Copy exactly, and only, the lines below from the first through the one containing "Legend, XAxis, YAxis", both included; pictures are omitted.
--- START ---
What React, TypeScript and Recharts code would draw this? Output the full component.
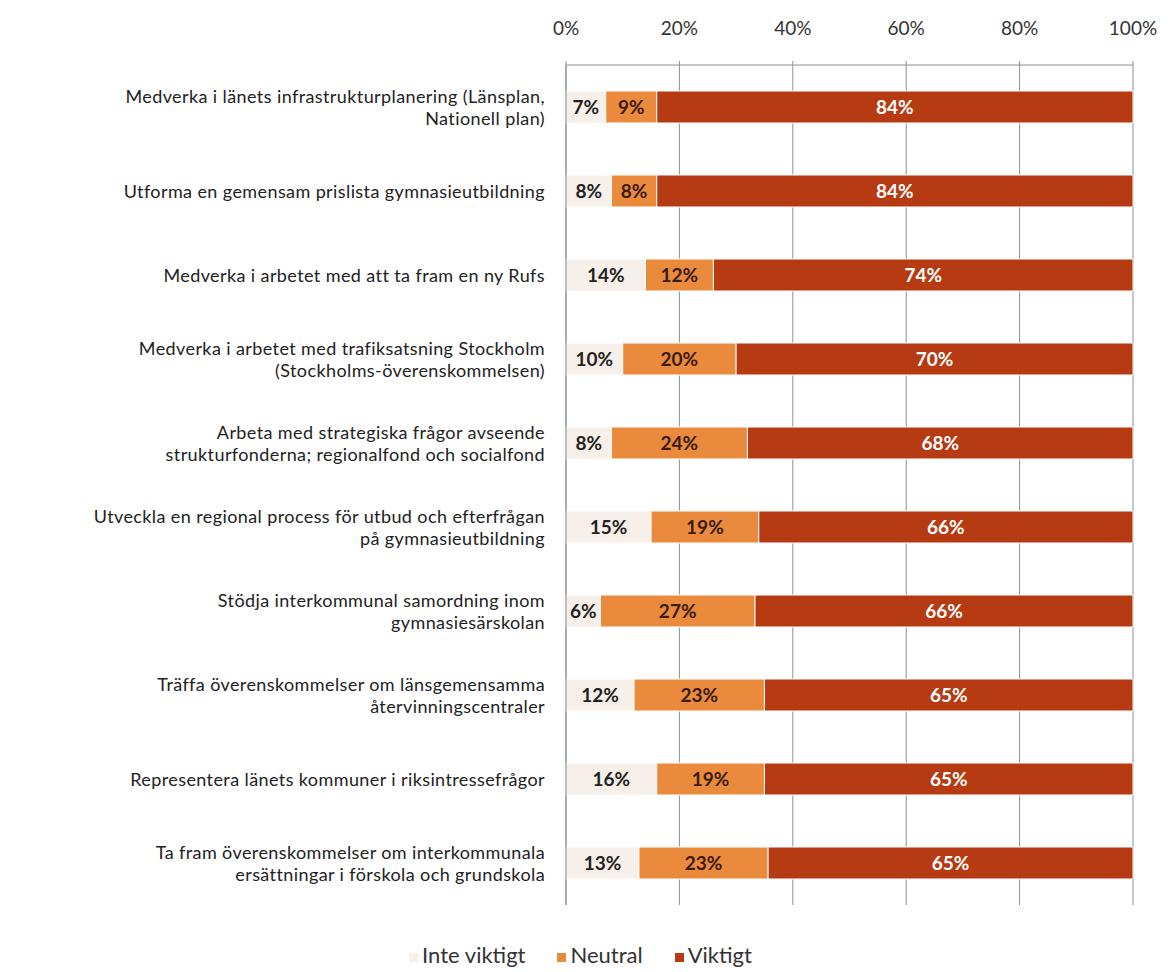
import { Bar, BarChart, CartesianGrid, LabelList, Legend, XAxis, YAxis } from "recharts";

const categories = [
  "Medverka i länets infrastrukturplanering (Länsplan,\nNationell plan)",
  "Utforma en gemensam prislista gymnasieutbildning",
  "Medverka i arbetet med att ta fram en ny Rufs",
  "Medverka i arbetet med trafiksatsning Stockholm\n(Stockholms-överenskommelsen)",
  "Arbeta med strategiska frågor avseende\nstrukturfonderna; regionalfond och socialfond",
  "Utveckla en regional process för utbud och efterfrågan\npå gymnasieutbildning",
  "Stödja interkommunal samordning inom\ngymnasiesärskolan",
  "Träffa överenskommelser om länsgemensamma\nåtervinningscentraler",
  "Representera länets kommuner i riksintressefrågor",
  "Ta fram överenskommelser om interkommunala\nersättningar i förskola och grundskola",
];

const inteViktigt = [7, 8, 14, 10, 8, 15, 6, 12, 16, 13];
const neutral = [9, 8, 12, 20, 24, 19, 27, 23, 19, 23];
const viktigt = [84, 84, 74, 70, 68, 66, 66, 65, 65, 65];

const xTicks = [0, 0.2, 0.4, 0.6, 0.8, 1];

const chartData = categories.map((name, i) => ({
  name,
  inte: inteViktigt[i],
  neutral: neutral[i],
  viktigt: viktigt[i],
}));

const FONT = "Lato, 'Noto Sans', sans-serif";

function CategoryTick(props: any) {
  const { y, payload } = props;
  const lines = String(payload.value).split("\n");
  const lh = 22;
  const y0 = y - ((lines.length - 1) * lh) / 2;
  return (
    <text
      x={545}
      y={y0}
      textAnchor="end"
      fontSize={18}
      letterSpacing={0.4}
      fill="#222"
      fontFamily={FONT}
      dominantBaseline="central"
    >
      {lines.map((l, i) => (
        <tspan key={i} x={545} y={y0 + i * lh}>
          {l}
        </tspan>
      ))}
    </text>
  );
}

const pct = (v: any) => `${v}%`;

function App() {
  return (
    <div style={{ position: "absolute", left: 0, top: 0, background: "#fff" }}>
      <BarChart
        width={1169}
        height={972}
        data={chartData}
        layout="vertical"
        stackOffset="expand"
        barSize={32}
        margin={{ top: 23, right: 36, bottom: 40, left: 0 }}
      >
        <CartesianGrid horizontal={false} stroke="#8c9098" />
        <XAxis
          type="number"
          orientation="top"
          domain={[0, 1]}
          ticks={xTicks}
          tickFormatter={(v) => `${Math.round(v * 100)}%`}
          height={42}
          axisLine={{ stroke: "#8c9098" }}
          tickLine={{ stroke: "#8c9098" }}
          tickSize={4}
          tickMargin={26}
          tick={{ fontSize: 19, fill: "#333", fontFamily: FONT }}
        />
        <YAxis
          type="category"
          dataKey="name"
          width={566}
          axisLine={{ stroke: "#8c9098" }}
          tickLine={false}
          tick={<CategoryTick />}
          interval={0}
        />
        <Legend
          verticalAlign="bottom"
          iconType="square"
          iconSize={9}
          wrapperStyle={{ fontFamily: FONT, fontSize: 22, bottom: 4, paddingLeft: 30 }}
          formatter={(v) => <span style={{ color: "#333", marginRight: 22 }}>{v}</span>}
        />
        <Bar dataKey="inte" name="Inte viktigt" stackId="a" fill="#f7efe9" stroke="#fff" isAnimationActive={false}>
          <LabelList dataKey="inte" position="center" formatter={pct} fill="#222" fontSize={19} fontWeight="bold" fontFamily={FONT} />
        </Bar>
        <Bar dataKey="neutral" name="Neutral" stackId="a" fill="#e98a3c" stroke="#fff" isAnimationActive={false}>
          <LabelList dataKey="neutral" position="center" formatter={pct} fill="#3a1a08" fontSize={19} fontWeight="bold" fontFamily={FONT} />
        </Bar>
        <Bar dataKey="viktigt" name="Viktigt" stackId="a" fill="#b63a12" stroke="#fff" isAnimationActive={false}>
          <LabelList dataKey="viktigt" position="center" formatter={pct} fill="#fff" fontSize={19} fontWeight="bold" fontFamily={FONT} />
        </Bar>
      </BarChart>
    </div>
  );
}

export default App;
--- END ---
## RESPONSE TO THE TASK:
What React, TypeScript and Recharts code would draw this? Output the full component.
import { Bar, BarChart, CartesianGrid, LabelList, Legend, XAxis, YAxis } from "recharts";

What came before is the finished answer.